Return each line of the data below exactly, omitting any pictures.
((
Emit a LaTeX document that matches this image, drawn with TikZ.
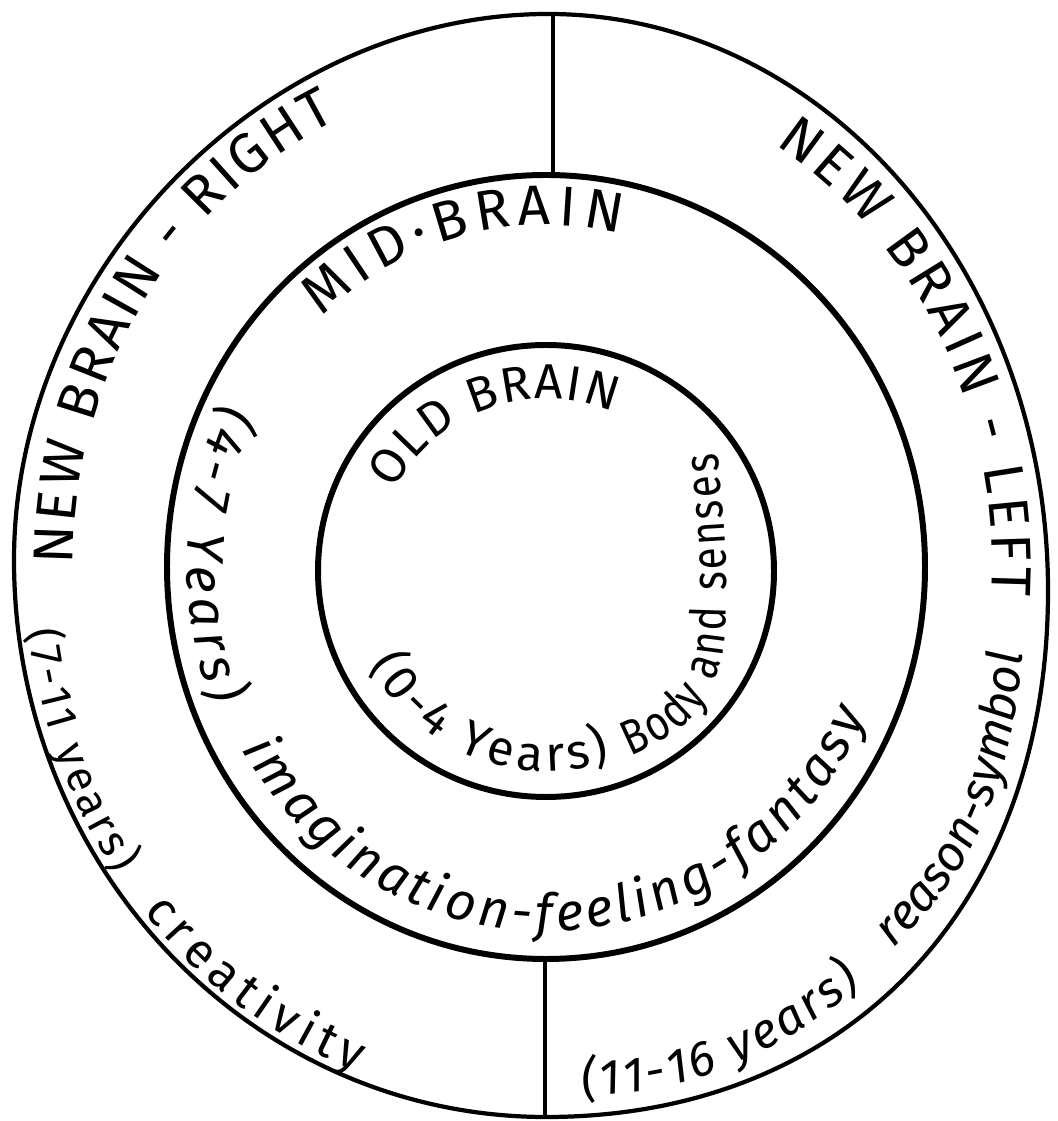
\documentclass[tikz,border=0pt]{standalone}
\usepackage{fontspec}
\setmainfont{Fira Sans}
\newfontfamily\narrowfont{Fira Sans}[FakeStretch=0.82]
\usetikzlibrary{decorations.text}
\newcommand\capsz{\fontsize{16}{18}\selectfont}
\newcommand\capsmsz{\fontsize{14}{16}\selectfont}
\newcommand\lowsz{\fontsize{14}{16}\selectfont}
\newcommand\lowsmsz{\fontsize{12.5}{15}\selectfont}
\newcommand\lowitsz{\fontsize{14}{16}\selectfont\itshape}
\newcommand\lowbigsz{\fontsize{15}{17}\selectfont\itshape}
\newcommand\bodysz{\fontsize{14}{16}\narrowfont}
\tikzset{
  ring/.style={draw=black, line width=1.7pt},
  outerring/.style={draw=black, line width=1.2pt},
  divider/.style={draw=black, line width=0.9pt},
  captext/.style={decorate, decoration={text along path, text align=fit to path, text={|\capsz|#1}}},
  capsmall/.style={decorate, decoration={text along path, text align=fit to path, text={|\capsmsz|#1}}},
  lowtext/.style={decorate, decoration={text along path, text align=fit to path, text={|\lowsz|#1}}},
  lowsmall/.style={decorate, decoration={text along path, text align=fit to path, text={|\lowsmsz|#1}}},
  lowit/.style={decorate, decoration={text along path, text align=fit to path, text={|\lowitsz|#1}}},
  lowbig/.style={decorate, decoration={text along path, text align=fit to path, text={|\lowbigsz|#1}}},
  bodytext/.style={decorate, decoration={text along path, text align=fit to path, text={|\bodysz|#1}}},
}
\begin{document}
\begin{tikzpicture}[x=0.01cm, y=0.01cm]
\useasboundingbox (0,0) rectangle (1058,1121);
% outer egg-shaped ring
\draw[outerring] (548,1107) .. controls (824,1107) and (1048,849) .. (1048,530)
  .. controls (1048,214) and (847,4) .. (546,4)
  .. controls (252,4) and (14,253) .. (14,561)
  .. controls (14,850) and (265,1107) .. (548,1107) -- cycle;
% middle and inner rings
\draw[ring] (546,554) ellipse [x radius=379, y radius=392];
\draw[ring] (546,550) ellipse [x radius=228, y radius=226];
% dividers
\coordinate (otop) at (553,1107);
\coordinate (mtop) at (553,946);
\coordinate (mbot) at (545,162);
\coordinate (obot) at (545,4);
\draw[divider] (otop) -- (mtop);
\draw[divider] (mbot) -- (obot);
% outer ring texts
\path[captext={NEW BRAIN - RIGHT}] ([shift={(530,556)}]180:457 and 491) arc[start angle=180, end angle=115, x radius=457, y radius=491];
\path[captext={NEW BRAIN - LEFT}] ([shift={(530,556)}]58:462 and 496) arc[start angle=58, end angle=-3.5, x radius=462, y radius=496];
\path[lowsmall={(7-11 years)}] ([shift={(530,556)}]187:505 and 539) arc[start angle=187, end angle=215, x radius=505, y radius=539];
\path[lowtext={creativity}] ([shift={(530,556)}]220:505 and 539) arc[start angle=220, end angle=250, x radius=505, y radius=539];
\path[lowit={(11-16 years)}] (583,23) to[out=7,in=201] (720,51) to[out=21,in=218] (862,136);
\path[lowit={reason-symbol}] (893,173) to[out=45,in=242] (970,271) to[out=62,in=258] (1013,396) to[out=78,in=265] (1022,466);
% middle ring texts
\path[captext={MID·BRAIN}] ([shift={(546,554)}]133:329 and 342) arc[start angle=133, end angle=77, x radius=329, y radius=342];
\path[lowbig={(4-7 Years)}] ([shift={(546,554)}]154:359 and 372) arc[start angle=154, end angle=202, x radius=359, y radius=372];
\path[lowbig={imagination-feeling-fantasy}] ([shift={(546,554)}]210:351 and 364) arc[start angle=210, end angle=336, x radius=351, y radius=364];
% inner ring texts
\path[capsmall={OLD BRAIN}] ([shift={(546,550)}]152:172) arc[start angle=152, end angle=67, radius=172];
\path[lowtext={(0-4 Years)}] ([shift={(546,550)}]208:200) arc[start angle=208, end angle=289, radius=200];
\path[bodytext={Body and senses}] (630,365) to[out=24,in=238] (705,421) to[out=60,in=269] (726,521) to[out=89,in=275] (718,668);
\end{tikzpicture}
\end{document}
))
Result of this task:
Emit a LaTeX document that matches this image, drawn with TikZ.
\documentclass[tikz,border=0pt]{standalone}
\usepackage{fontspec}
\setmainfont{Fira Sans}
\newfontfamily\narrowfont{Fira Sans}[FakeStretch=0.82]
\usetikzlibrary{decorations.text}
\newcommand\capsz{\fontsize{16}{18}\selectfont}
\newcommand\capsmsz{\fontsize{14}{16}\selectfont}
\newcommand\lowsz{\fontsize{14}{16}\selectfont}
\newcommand\lowsmsz{\fontsize{12.5}{15}\selectfont}
\newcommand\lowitsz{\fontsize{14}{16}\selectfont\itshape}
\newcommand\lowbigsz{\fontsize{15}{17}\selectfont\itshape}
\newcommand\bodysz{\fontsize{14}{16}\narrowfont}
\tikzset{
  ring/.style={draw=black, line width=1.7pt},
  outerring/.style={draw=black, line width=1.2pt},
  divider/.style={draw=black, line width=0.9pt},
  captext/.style={decorate, decoration={text along path, text align=fit to path, text={|\capsz|#1}}},
  capsmall/.style={decorate, decoration={text along path, text align=fit to path, text={|\capsmsz|#1}}},
  lowtext/.style={decorate, decoration={text along path, text align=fit to path, text={|\lowsz|#1}}},
  lowsmall/.style={decorate, decoration={text along path, text align=fit to path, text={|\lowsmsz|#1}}},
  lowit/.style={decorate, decoration={text along path, text align=fit to path, text={|\lowitsz|#1}}},
  lowbig/.style={decorate, decoration={text along path, text align=fit to path, text={|\lowbigsz|#1}}},
  bodytext/.style={decorate, decoration={text along path, text align=fit to path, text={|\bodysz|#1}}},
}
\begin{document}
\begin{tikzpicture}[x=0.01cm, y=0.01cm]
\useasboundingbox (0,0) rectangle (1058,1121);
% outer egg-shaped ring
\draw[outerring] (548,1107) .. controls (824,1107) and (1048,849) .. (1048,530)
  .. controls (1048,214) and (847,4) .. (546,4)
  .. controls (252,4) and (14,253) .. (14,561)
  .. controls (14,850) and (265,1107) .. (548,1107) -- cycle;
% middle and inner rings
\draw[ring] (546,554) ellipse [x radius=379, y radius=392];
\draw[ring] (546,550) ellipse [x radius=228, y radius=226];
% dividers
\coordinate (otop) at (553,1107);
\coordinate (mtop) at (553,946);
\coordinate (mbot) at (545,162);
\coordinate (obot) at (545,4);
\draw[divider] (otop) -- (mtop);
\draw[divider] (mbot) -- (obot);
% outer ring texts
\path[captext={NEW BRAIN - RIGHT}] ([shift={(530,556)}]180:457 and 491) arc[start angle=180, end angle=115, x radius=457, y radius=491];
\path[captext={NEW BRAIN - LEFT}] ([shift={(530,556)}]58:462 and 496) arc[start angle=58, end angle=-3.5, x radius=462, y radius=496];
\path[lowsmall={(7-11 years)}] ([shift={(530,556)}]187:505 and 539) arc[start angle=187, end angle=215, x radius=505, y radius=539];
\path[lowtext={creativity}] ([shift={(530,556)}]220:505 and 539) arc[start angle=220, end angle=250, x radius=505, y radius=539];
\path[lowit={(11-16 years)}] (583,23) to[out=7,in=201] (720,51) to[out=21,in=218] (862,136);
\path[lowit={reason-symbol}] (893,173) to[out=45,in=242] (970,271) to[out=62,in=258] (1013,396) to[out=78,in=265] (1022,466);
% middle ring texts
\path[captext={MID·BRAIN}] ([shift={(546,554)}]133:329 and 342) arc[start angle=133, end angle=77, x radius=329, y radius=342];
\path[lowbig={(4-7 Years)}] ([shift={(546,554)}]154:359 and 372) arc[start angle=154, end angle=202, x radius=359, y radius=372];
\path[lowbig={imagination-feeling-fantasy}] ([shift={(546,554)}]210:351 and 364) arc[start angle=210, end angle=336, x radius=351, y radius=364];
% inner ring texts
\path[capsmall={OLD BRAIN}] ([shift={(546,550)}]152:172) arc[start angle=152, end angle=67, radius=172];
\path[lowtext={(0-4 Years)}] ([shift={(546,550)}]208:200) arc[start angle=208, end angle=289, radius=200];
\path[bodytext={Body and senses}] (630,365) to[out=24,in=238] (705,421) to[out=60,in=269] (726,521) to[out=89,in=275] (718,668);
\end{tikzpicture}
\end{document}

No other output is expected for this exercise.